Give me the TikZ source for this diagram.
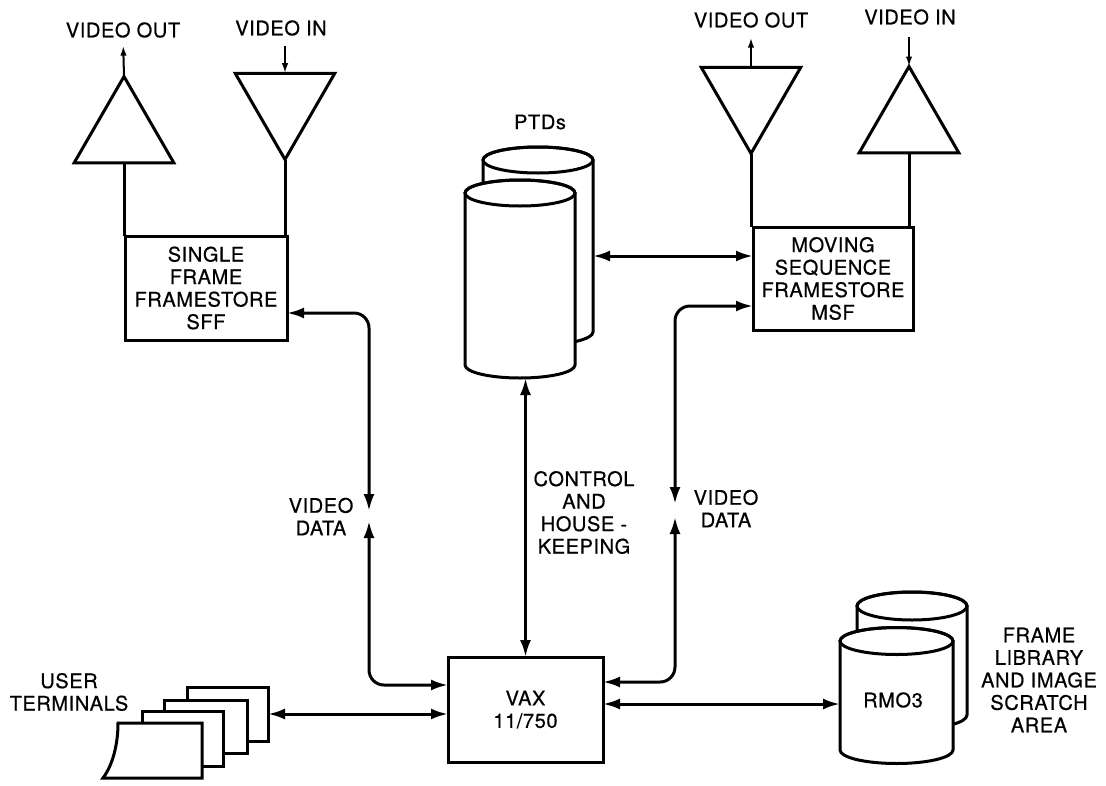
\documentclass[tikz,border=0pt]{standalone}
\usepackage{fontspec}
\setmainfont{TeX Gyre Heros}[FakeBold=0.6, LetterSpace=3]
\usetikzlibrary{arrows.meta,shapes.geometric,calc}
\newcommand\mydrum[5]{% cx, top y, bottom y, rx, ry
  \filldraw[ln, fill=white] ({#1-#4},#2) -- ({#1-#4},#3)
    arc[start angle=180, end angle=0, x radius=#4, y radius=#5]
    -- ({#1+#4},#2)
    arc[start angle=0, end angle=-180, x radius=#4, y radius=#5] -- cycle;
  \draw[ln] (#1,#2) ellipse [x radius=#4, y radius=#5];
}
\begin{document}
\begin{tikzpicture}[x=1pt,y=-1pt,
  every node/.style={font=\fontsize{20}{22.5}\selectfont, align=center, inner sep=0pt, outer sep=0pt},
  ln/.style={line width=3pt, line join=miter},
  box/.style={draw, ln, fill=white},
  tri/.style={regular polygon, regular polygon sides=3, draw, ln, minimum size=115pt, inner sep=0pt, outer sep=0pt},
  dbl/.style={ln, {Latex[length=17pt,width=11pt]}-{Latex[length=17pt,width=11pt]}},
  small/.style={line width=2pt, -{Latex[length=10pt,width=6.5pt]}},
]
\useasboundingbox (0,0) rectangle (1106,785);

% ---------- SFF ----------
\node[box, minimum width=162pt, minimum height=104pt] (sff) at (206,288)
  {SINGLE\\FRAME\\FRAMESTORE\\SFF};
\node[tri] (sffout) at (124,134) {};
\node[tri, shape border rotate=180] (sffin) at (285,102) {};
\node (sffoutl) at (123,30) {VIDEO OUT};
\node (sffinl) at (281,28) {VIDEO IN};
\draw[small, shorten >=8pt] (sffout.north) -- (sffoutl.south);
\draw[small, shorten <=10pt] (sffinl.south -| sffin.north) -- (sffin.north);
\draw[ln] (sffout.south) -- (sffout.south |- sff.north);
\draw[ln] (sffin.south) -- (sffin.south |- sff.north);

% ---------- MSF ----------
\node[box, minimum width=160pt, minimum height=103pt] (msf) at (833,278.5)
  {MOVING\\SEQUENCE\\FRAMESTORE\\MSF};
\node[tri, shape border rotate=180] (msfout) at (751,96) {};
\node[tri] (msfin) at (909,124) {};
\node (msfoutl) at (751,20) {VIDEO OUT};
\node (msfinl) at (910,17) {VIDEO IN};
\draw[small, shorten >=10pt] (msfout.north) -- (msfout.north |- msfoutl.south);
\draw[small, shorten <=12pt] (msfin.north |- msfinl.south) -- (msfin.north);
\draw[ln] (msfout.south) -- (msfout.south |- msf.north);
\draw[ln] (msfin.south) -- (msfin.south |- msf.north);

% ---------- PTDs ----------
\node (ptdl) at (540,122) {PTDs};
\mydrum{538}{160}{332}{55}{13}
\mydrum{520}{193}{365}{55}{13}
\node[minimum width=110pt, minimum height=198pt] (ptdb) at (538,246) {};
\node[minimum width=110pt, minimum height=198pt] (ptd) at (520,279) {};

% ---------- VAX ----------
\node[box, minimum width=155pt, minimum height=105pt] (vax) at (525.5,709.5)
  {VAX\\11/750};

% ---------- RMO3 ----------
\mydrum{912}{606}{715}{55}{14}
\mydrum{896.5}{641}{750}{56.5}{13.5}
\node[minimum width=113pt, minimum height=136pt] (rmo) at (896.5,695) {};
\node (rmol) at (893,700) {RMO3};
\node (libl) at (1039,680) {FRAME\\LIBRARY\\AND IMAGE\\SCRATCH\\AREA};

% ---------- terminals ----------
\node[box, minimum width=81pt, minimum height=54pt] (term) at (227.5,714) {};
\node[box, minimum width=83pt, minimum height=53pt] (term2) at (205.5,726.5) {};
\node[box, minimum width=81pt, minimum height=55pt] (term3) at (182.5,738.5) {};
\filldraw[ln, fill=white] (118,723) -- (202,723) -- (202,778) -- (103,778)
  .. controls (112,766) and (118,746) .. cycle;
\node (usrl) at (69,692) {USER\\TERMINALS};

% ---------- connectors ----------
\coordinate (lt) at (369,511);
\coordinate (lb) at (369,521);
\coordinate (rt) at (675,504);
\coordinate (rb) at (675,517);

\draw[dbl, rounded corners=15pt] ([yshift=-25pt]sff.east) -| (lt);
\draw[dbl, rounded corners=15pt] (lb) |- ([yshift=24.5pt]vax.west);
\draw[dbl, rounded corners=15pt] ([yshift=-27.5pt]msf.west) -| (rt);
\draw[dbl, rounded corners=15pt] (rb) |- ([yshift=27.5pt]vax.east);
\draw[dbl] ([yshift=22.5pt]msf.west) -- ([yshift=22.5pt]msf.west -| ptdb.east);
\draw[dbl] (vax.north) -- (vax.north |- ptd.south);
\draw[dbl] ([yshift=5.5pt]vax.east) -- ([yshift=5.5pt]vax.east -| rmo.west);
\draw[dbl] (term.east) -- (term.east -| vax.west);

\node (vdl) at (321,516.5) {VIDEO\\DATA};
\node (vdr) at (726,508.5) {VIDEO\\DATA};
\node (ctl) at (584,512.5) {CONTROL\\AND\\HOUSE -\\KEEPING};
\end{tikzpicture}
\end{document}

_ _ _

▸ TO DO: Each line of the data is to be duplicated exactly; pictures stay out of the copy.

▸ SOLVED EXERCISE:
Give me the TikZ source for this diagram.
\documentclass[tikz,border=0pt]{standalone}
\usepackage{fontspec}
\setmainfont{TeX Gyre Heros}[FakeBold=0.6, LetterSpace=3]
\usetikzlibrary{arrows.meta,shapes.geometric,calc}
\newcommand\mydrum[5]{% cx, top y, bottom y, rx, ry
  \filldraw[ln, fill=white] ({#1-#4},#2) -- ({#1-#4},#3)
    arc[start angle=180, end angle=0, x radius=#4, y radius=#5]
    -- ({#1+#4},#2)
    arc[start angle=0, end angle=-180, x radius=#4, y radius=#5] -- cycle;
  \draw[ln] (#1,#2) ellipse [x radius=#4, y radius=#5];
}
\begin{document}
\begin{tikzpicture}[x=1pt,y=-1pt,
  every node/.style={font=\fontsize{20}{22.5}\selectfont, align=center, inner sep=0pt, outer sep=0pt},
  ln/.style={line width=3pt, line join=miter},
  box/.style={draw, ln, fill=white},
  tri/.style={regular polygon, regular polygon sides=3, draw, ln, minimum size=115pt, inner sep=0pt, outer sep=0pt},
  dbl/.style={ln, {Latex[length=17pt,width=11pt]}-{Latex[length=17pt,width=11pt]}},
  small/.style={line width=2pt, -{Latex[length=10pt,width=6.5pt]}},
]
\useasboundingbox (0,0) rectangle (1106,785);

% ---------- SFF ----------
\node[box, minimum width=162pt, minimum height=104pt] (sff) at (206,288)
  {SINGLE\\FRAME\\FRAMESTORE\\SFF};
\node[tri] (sffout) at (124,134) {};
\node[tri, shape border rotate=180] (sffin) at (285,102) {};
\node (sffoutl) at (123,30) {VIDEO OUT};
\node (sffinl) at (281,28) {VIDEO IN};
\draw[small, shorten >=8pt] (sffout.north) -- (sffoutl.south);
\draw[small, shorten <=10pt] (sffinl.south -| sffin.north) -- (sffin.north);
\draw[ln] (sffout.south) -- (sffout.south |- sff.north);
\draw[ln] (sffin.south) -- (sffin.south |- sff.north);

% ---------- MSF ----------
\node[box, minimum width=160pt, minimum height=103pt] (msf) at (833,278.5)
  {MOVING\\SEQUENCE\\FRAMESTORE\\MSF};
\node[tri, shape border rotate=180] (msfout) at (751,96) {};
\node[tri] (msfin) at (909,124) {};
\node (msfoutl) at (751,20) {VIDEO OUT};
\node (msfinl) at (910,17) {VIDEO IN};
\draw[small, shorten >=10pt] (msfout.north) -- (msfout.north |- msfoutl.south);
\draw[small, shorten <=12pt] (msfin.north |- msfinl.south) -- (msfin.north);
\draw[ln] (msfout.south) -- (msfout.south |- msf.north);
\draw[ln] (msfin.south) -- (msfin.south |- msf.north);

% ---------- PTDs ----------
\node (ptdl) at (540,122) {PTDs};
\mydrum{538}{160}{332}{55}{13}
\mydrum{520}{193}{365}{55}{13}
\node[minimum width=110pt, minimum height=198pt] (ptdb) at (538,246) {};
\node[minimum width=110pt, minimum height=198pt] (ptd) at (520,279) {};

% ---------- VAX ----------
\node[box, minimum width=155pt, minimum height=105pt] (vax) at (525.5,709.5)
  {VAX\\11/750};

% ---------- RMO3 ----------
\mydrum{912}{606}{715}{55}{14}
\mydrum{896.5}{641}{750}{56.5}{13.5}
\node[minimum width=113pt, minimum height=136pt] (rmo) at (896.5,695) {};
\node (rmol) at (893,700) {RMO3};
\node (libl) at (1039,680) {FRAME\\LIBRARY\\AND IMAGE\\SCRATCH\\AREA};

% ---------- terminals ----------
\node[box, minimum width=81pt, minimum height=54pt] (term) at (227.5,714) {};
\node[box, minimum width=83pt, minimum height=53pt] (term2) at (205.5,726.5) {};
\node[box, minimum width=81pt, minimum height=55pt] (term3) at (182.5,738.5) {};
\filldraw[ln, fill=white] (118,723) -- (202,723) -- (202,778) -- (103,778)
  .. controls (112,766) and (118,746) .. cycle;
\node (usrl) at (69,692) {USER\\TERMINALS};

% ---------- connectors ----------
\coordinate (lt) at (369,511);
\coordinate (lb) at (369,521);
\coordinate (rt) at (675,504);
\coordinate (rb) at (675,517);

\draw[dbl, rounded corners=15pt] ([yshift=-25pt]sff.east) -| (lt);
\draw[dbl, rounded corners=15pt] (lb) |- ([yshift=24.5pt]vax.west);
\draw[dbl, rounded corners=15pt] ([yshift=-27.5pt]msf.west) -| (rt);
\draw[dbl, rounded corners=15pt] (rb) |- ([yshift=27.5pt]vax.east);
\draw[dbl] ([yshift=22.5pt]msf.west) -- ([yshift=22.5pt]msf.west -| ptdb.east);
\draw[dbl] (vax.north) -- (vax.north |- ptd.south);
\draw[dbl] ([yshift=5.5pt]vax.east) -- ([yshift=5.5pt]vax.east -| rmo.west);
\draw[dbl] (term.east) -- (term.east -| vax.west);

\node (vdl) at (321,516.5) {VIDEO\\DATA};
\node (vdr) at (726,508.5) {VIDEO\\DATA};
\node (ctl) at (584,512.5) {CONTROL\\AND\\HOUSE -\\KEEPING};
\end{tikzpicture}
\end{document}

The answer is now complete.